— Start of AVAILABLE RECORDS —

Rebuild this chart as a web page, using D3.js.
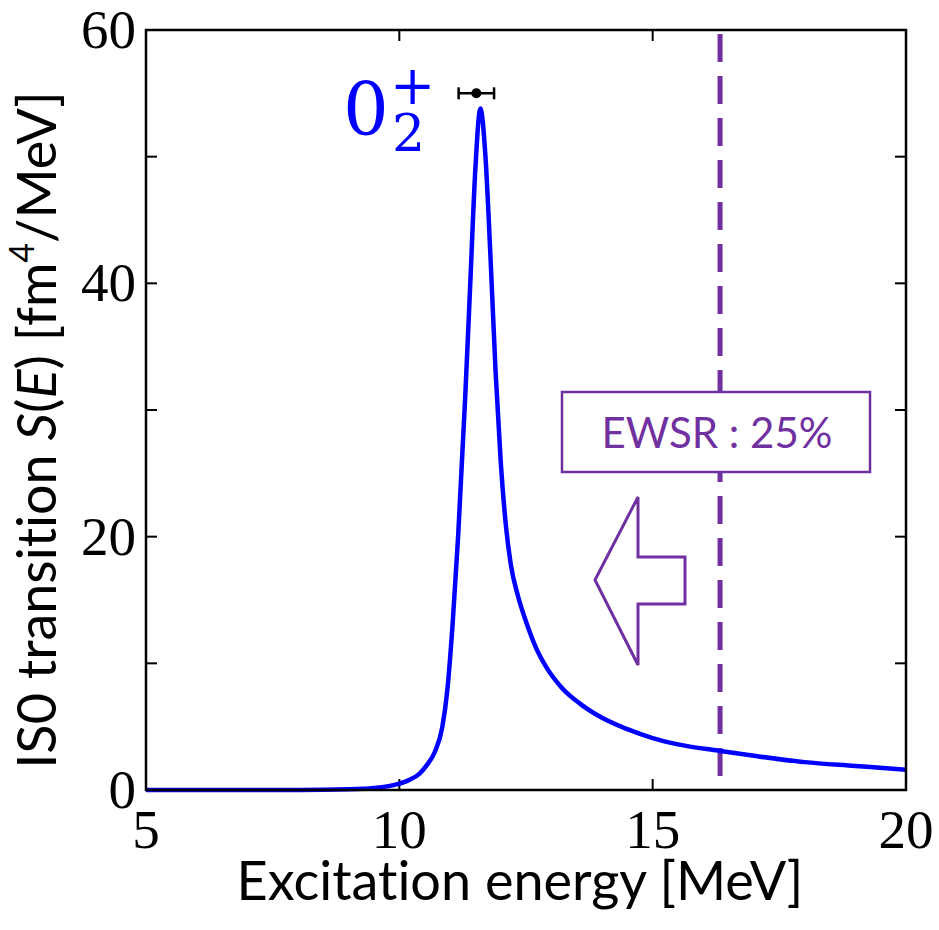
<!DOCTYPE html>
<html>
<head>
<meta charset="utf-8">
<script src="https://cdn.jsdelivr.net/npm/d3@7"></script>
<style>
  body { margin: 0; background: #fff; }
  .tick-lab { font-family: "Liberation Serif", serif; font-size: 55px; fill: #000; }
  .title { font-family: Lato, "Open Sans", sans-serif; font-size: 54px; fill: #000;
           font-variant-ligatures: none; }
</style>
</head>
<body>
<div id="chart"></div>
<script>
// curve: excitation energy (MeV) and S(E)
const energy = [5, 8, 9, 9.5, 10, 10.2, 10.4, 10.55, 10.7, 10.85, 10.95, 11.05, 11.16, 11.3, 11.4, 11.5, 11.6,
  11.7, 11.8, 11.9, 12.0, 12.1, 12.2, 12.35, 12.5, 12.7, 12.9, 13.2, 13.57, 14, 14.5, 15, 15.5, 16.3, 17, 18, 19, 20];
const strength = [0, 0, 0.05, 0.15, 0.5, 0.8, 1.3, 2.0, 3.0, 5, 8, 13, 20, 31, 40, 49, 53.8,
  50, 42, 33, 26, 21, 17.8, 15.2, 13.3, 11.2, 9.7, 8.1, 6.8, 5.7, 4.8, 4.1, 3.6, 3.1, 2.7, 2.2, 1.9, 1.6];

// experimental point with horizontal error bar
const expE = [11.52];
const expS = [55];
const expErr = [0.35];

const ewsrE = 16.33;
const xTicks = [5, 10, 15, 20];
const yTicks = [0, 10, 20, 30, 40, 50, 60];
const yLabels = [0, 20, 40, 60];

const purple = '#7030A0';

const margin = {top: 30, right: 33, bottom: 140, left: 146};
const W = 939, H = 930;
const w = W - margin.left - margin.right;
const h = H - margin.top - margin.bottom;

const svg = d3.select('#chart').append('svg')
  .attr('width', W)
  .attr('height', H);

const g = svg.append('g').attr('transform', `translate(${margin.left},${margin.top})`);

const x = d3.scaleLinear().domain([5, 20]).range([0, w]);
const y = d3.scaleLinear().domain([0, 60]).range([h, 0]);

// ticks, all pointing inward on the four sides
const tk = 11;
const ticks = g.append('g').attr('stroke', '#000').attr('stroke-width', 2);
xTicks.forEach(v => {
  ticks.append('line').attr('x1', x(v)).attr('x2', x(v)).attr('y1', h).attr('y2', h - tk);
  ticks.append('line').attr('x1', x(v)).attr('x2', x(v)).attr('y1', 0).attr('y2', tk);
});
yTicks.forEach(v => {
  ticks.append('line').attr('x1', 0).attr('x2', tk).attr('y1', y(v)).attr('y2', y(v));
  ticks.append('line').attr('x1', w).attr('x2', w - tk).attr('y1', y(v)).attr('y2', y(v));
});

// tick labels
g.append('g').selectAll('text').data(xTicks).join('text')
  .attr('class', 'tick-lab')
  .attr('x', d => x(d)).attr('y', h + 58)
  .attr('text-anchor', 'middle')
  .text(d => d);
g.append('g').selectAll('text').data(yLabels).join('text')
  .attr('class', 'tick-lab')
  .attr('x', -10).attr('y', d => y(d) + 18)
  .attr('text-anchor', 'end')
  .text(d => d);

// EWSR dashed line
g.append('line')
  .attr('x1', x(ewsrE)).attr('x2', x(ewsrE))
  .attr('y1', 4).attr('y2', h)
  .attr('stroke', purple).attr('stroke-width', 5)
  .attr('stroke-dasharray', '28,14');

// the curve
const line = d3.line()
  .x((d, i) => x(energy[i]))
  .y(d => y(d))
  .curve(d3.curveMonotoneX);
g.append('path')
  .datum(strength)
  .attr('d', line)
  .attr('fill', 'none')
  .attr('stroke', '#0000FF')
  .attr('stroke-width', 4.5);

// experimental point
expE.forEach((e, i) => {
  const pg = g.append('g').attr('stroke', '#000').attr('stroke-width', 2.5);
  pg.append('line').attr('x1', x(e - expErr[i])).attr('x2', x(e + expErr[i]))
    .attr('y1', y(expS[i])).attr('y2', y(expS[i]));
  [e - expErr[i], e + expErr[i]].forEach(v => {
    pg.append('line').attr('x1', x(v)).attr('x2', x(v))
      .attr('y1', y(expS[i]) - 6).attr('y2', y(expS[i]) + 6);
  });
  g.append('circle').attr('cx', x(e)).attr('cy', y(expS[i])).attr('r', 5).attr('fill', '#000');
});

// EWSR box
const box = g.append('g');
box.append('rect')
  .attr('x', 562 - margin.left).attr('y', 392 - margin.top)
  .attr('width', 308).attr('height', 80)
  .attr('fill', '#fff').attr('stroke', purple).attr('stroke-width', 2.5);
box.append('text')
  .attr('x', 717 - margin.left).attr('y', 448 - margin.top)
  .attr('text-anchor', 'middle')
  .attr('font-family', 'Lato, "Open Sans", sans-serif')
  .attr('font-size', 42)
  .attr('fill', purple)
  .text('EWSR : 25%');

// hollow arrow pointing left
const arrow = [[595, 580], [638, 497], [638, 557], [685, 557], [685, 604], [638, 604], [638, 665]];
svg.append('polygon')
  .attr('points', arrow.map(p => p.join(',')).join(' '))
  .attr('fill', '#fff').attr('stroke', purple).attr('stroke-width', 3);

// frame
g.append('rect').attr('width', w).attr('height', h)
  .attr('fill', 'none').attr('stroke', '#000').attr('stroke-width', 2.5);

// 0_2^+ label
const lab = svg.append('text')
  .attr('x', 343).attr('y', 135)
  .attr('font-family', '"DejaVu Serif", serif')
  .attr('fill', '#0000FF');
lab.append('tspan').attr('font-size', 72).text('0');
lab.append('tspan').attr('font-size', 54).attr('x', 390).attr('y', 104).text('+');
lab.append('tspan').attr('font-size', 52).attr('x', 392).attr('y', 151).text('2');

// axis titles
svg.append('text').attr('class', 'title')
  .attr('x', margin.left + w / 2 - 6).attr('y', 900)
  .attr('text-anchor', 'middle')
  .text('Excitation energy [MeV]');

const yt = svg.append('text').attr('class', 'title')
  .attr('font-size', 56)
  .attr('transform', `translate(56,${margin.top + h / 2 + 20}) rotate(-90)`)
  .attr('text-anchor', 'middle');
yt.append('tspan').text('IS0 transition ');
yt.append('tspan').attr('font-style', 'italic').text('S');
yt.append('tspan').text('(');
yt.append('tspan').attr('font-style', 'italic').text('E');
yt.append('tspan').text(') [fm');
yt.append('tspan').attr('font-size', 34).attr('dy', -22).text('4');
yt.append('tspan').attr('dy', 22).text('/MeV]');
</script>
</body>
</html>
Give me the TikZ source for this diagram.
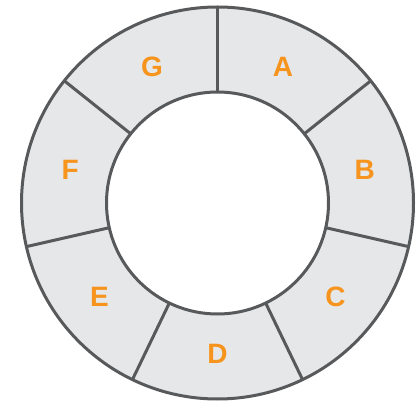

— End of AVAILABLE RECORDS —

Reproduce the material in full, word for word, and omit the pictures.

◆ RESULT BELOW
Rebuild this chart as a web page, using D3.js.
<!DOCTYPE html>
<html>
<head>
<meta charset="utf-8">
<script src="https://cdn.jsdelivr.net/npm/d3@7"></script>
<style>
  body { margin: 0; background: #fff; }
  .tick-lab { font-family: "Liberation Serif", serif; font-size: 55px; fill: #000; }
  .title { font-family: Lato, "Open Sans", sans-serif; font-size: 54px; fill: #000;
           font-variant-ligatures: none; }
</style>
</head>
<body>
<div id="chart"></div>
<script>
// curve: excitation energy (MeV) and S(E)
const energy = [5, 8, 9, 9.5, 10, 10.2, 10.4, 10.55, 10.7, 10.85, 10.95, 11.05, 11.16, 11.3, 11.4, 11.5, 11.6,
  11.7, 11.8, 11.9, 12.0, 12.1, 12.2, 12.35, 12.5, 12.7, 12.9, 13.2, 13.57, 14, 14.5, 15, 15.5, 16.3, 17, 18, 19, 20];
const strength = [0, 0, 0.05, 0.15, 0.5, 0.8, 1.3, 2.0, 3.0, 5, 8, 13, 20, 31, 40, 49, 53.8,
  50, 42, 33, 26, 21, 17.8, 15.2, 13.3, 11.2, 9.7, 8.1, 6.8, 5.7, 4.8, 4.1, 3.6, 3.1, 2.7, 2.2, 1.9, 1.6];

// experimental point with horizontal error bar
const expE = [11.52];
const expS = [55];
const expErr = [0.35];

const ewsrE = 16.33;
const xTicks = [5, 10, 15, 20];
const yTicks = [0, 10, 20, 30, 40, 50, 60];
const yLabels = [0, 20, 40, 60];

const purple = '#7030A0';

const margin = {top: 30, right: 33, bottom: 140, left: 146};
const W = 939, H = 930;
const w = W - margin.left - margin.right;
const h = H - margin.top - margin.bottom;

const svg = d3.select('#chart').append('svg')
  .attr('width', W)
  .attr('height', H);

const g = svg.append('g').attr('transform', `translate(${margin.left},${margin.top})`);

const x = d3.scaleLinear().domain([5, 20]).range([0, w]);
const y = d3.scaleLinear().domain([0, 60]).range([h, 0]);

// ticks, all pointing inward on the four sides
const tk = 11;
const ticks = g.append('g').attr('stroke', '#000').attr('stroke-width', 2);
xTicks.forEach(v => {
  ticks.append('line').attr('x1', x(v)).attr('x2', x(v)).attr('y1', h).attr('y2', h - tk);
  ticks.append('line').attr('x1', x(v)).attr('x2', x(v)).attr('y1', 0).attr('y2', tk);
});
yTicks.forEach(v => {
  ticks.append('line').attr('x1', 0).attr('x2', tk).attr('y1', y(v)).attr('y2', y(v));
  ticks.append('line').attr('x1', w).attr('x2', w - tk).attr('y1', y(v)).attr('y2', y(v));
});

// tick labels
g.append('g').selectAll('text').data(xTicks).join('text')
  .attr('class', 'tick-lab')
  .attr('x', d => x(d)).attr('y', h + 58)
  .attr('text-anchor', 'middle')
  .text(d => d);
g.append('g').selectAll('text').data(yLabels).join('text')
  .attr('class', 'tick-lab')
  .attr('x', -10).attr('y', d => y(d) + 18)
  .attr('text-anchor', 'end')
  .text(d => d);

// EWSR dashed line
g.append('line')
  .attr('x1', x(ewsrE)).attr('x2', x(ewsrE))
  .attr('y1', 4).attr('y2', h)
  .attr('stroke', purple).attr('stroke-width', 5)
  .attr('stroke-dasharray', '28,14');

// the curve
const line = d3.line()
  .x((d, i) => x(energy[i]))
  .y(d => y(d))
  .curve(d3.curveMonotoneX);
g.append('path')
  .datum(strength)
  .attr('d', line)
  .attr('fill', 'none')
  .attr('stroke', '#0000FF')
  .attr('stroke-width', 4.5);

// experimental point
expE.forEach((e, i) => {
  const pg = g.append('g').attr('stroke', '#000').attr('stroke-width', 2.5);
  pg.append('line').attr('x1', x(e - expErr[i])).attr('x2', x(e + expErr[i]))
    .attr('y1', y(expS[i])).attr('y2', y(expS[i]));
  [e - expErr[i], e + expErr[i]].forEach(v => {
    pg.append('line').attr('x1', x(v)).attr('x2', x(v))
      .attr('y1', y(expS[i]) - 6).attr('y2', y(expS[i]) + 6);
  });
  g.append('circle').attr('cx', x(e)).attr('cy', y(expS[i])).attr('r', 5).attr('fill', '#000');
});

// EWSR box
const box = g.append('g');
box.append('rect')
  .attr('x', 562 - margin.left).attr('y', 392 - margin.top)
  .attr('width', 308).attr('height', 80)
  .attr('fill', '#fff').attr('stroke', purple).attr('stroke-width', 2.5);
box.append('text')
  .attr('x', 717 - margin.left).attr('y', 448 - margin.top)
  .attr('text-anchor', 'middle')
  .attr('font-family', 'Lato, "Open Sans", sans-serif')
  .attr('font-size', 42)
  .attr('fill', purple)
  .text('EWSR : 25%');

// hollow arrow pointing left
const arrow = [[595, 580], [638, 497], [638, 557], [685, 557], [685, 604], [638, 604], [638, 665]];
svg.append('polygon')
  .attr('points', arrow.map(p => p.join(',')).join(' '))
  .attr('fill', '#fff').attr('stroke', purple).attr('stroke-width', 3);

// frame
g.append('rect').attr('width', w).attr('height', h)
  .attr('fill', 'none').attr('stroke', '#000').attr('stroke-width', 2.5);

// 0_2^+ label
const lab = svg.append('text')
  .attr('x', 343).attr('y', 135)
  .attr('font-family', '"DejaVu Serif", serif')
  .attr('fill', '#0000FF');
lab.append('tspan').attr('font-size', 72).text('0');
lab.append('tspan').attr('font-size', 54).attr('x', 390).attr('y', 104).text('+');
lab.append('tspan').attr('font-size', 52).attr('x', 392).attr('y', 151).text('2');

// axis titles
svg.append('text').attr('class', 'title')
  .attr('x', margin.left + w / 2 - 6).attr('y', 900)
  .attr('text-anchor', 'middle')
  .text('Excitation energy [MeV]');

const yt = svg.append('text').attr('class', 'title')
  .attr('font-size', 56)
  .attr('transform', `translate(56,${margin.top + h / 2 + 20}) rotate(-90)`)
  .attr('text-anchor', 'middle');
yt.append('tspan').text('IS0 transition ');
yt.append('tspan').attr('font-style', 'italic').text('S');
yt.append('tspan').text('(');
yt.append('tspan').attr('font-style', 'italic').text('E');
yt.append('tspan').text(') [fm');
yt.append('tspan').attr('font-size', 34).attr('dy', -22).text('4');
yt.append('tspan').attr('dy', 22).text('/MeV]');
</script>
</body>
</html>
Give me the TikZ source for this diagram.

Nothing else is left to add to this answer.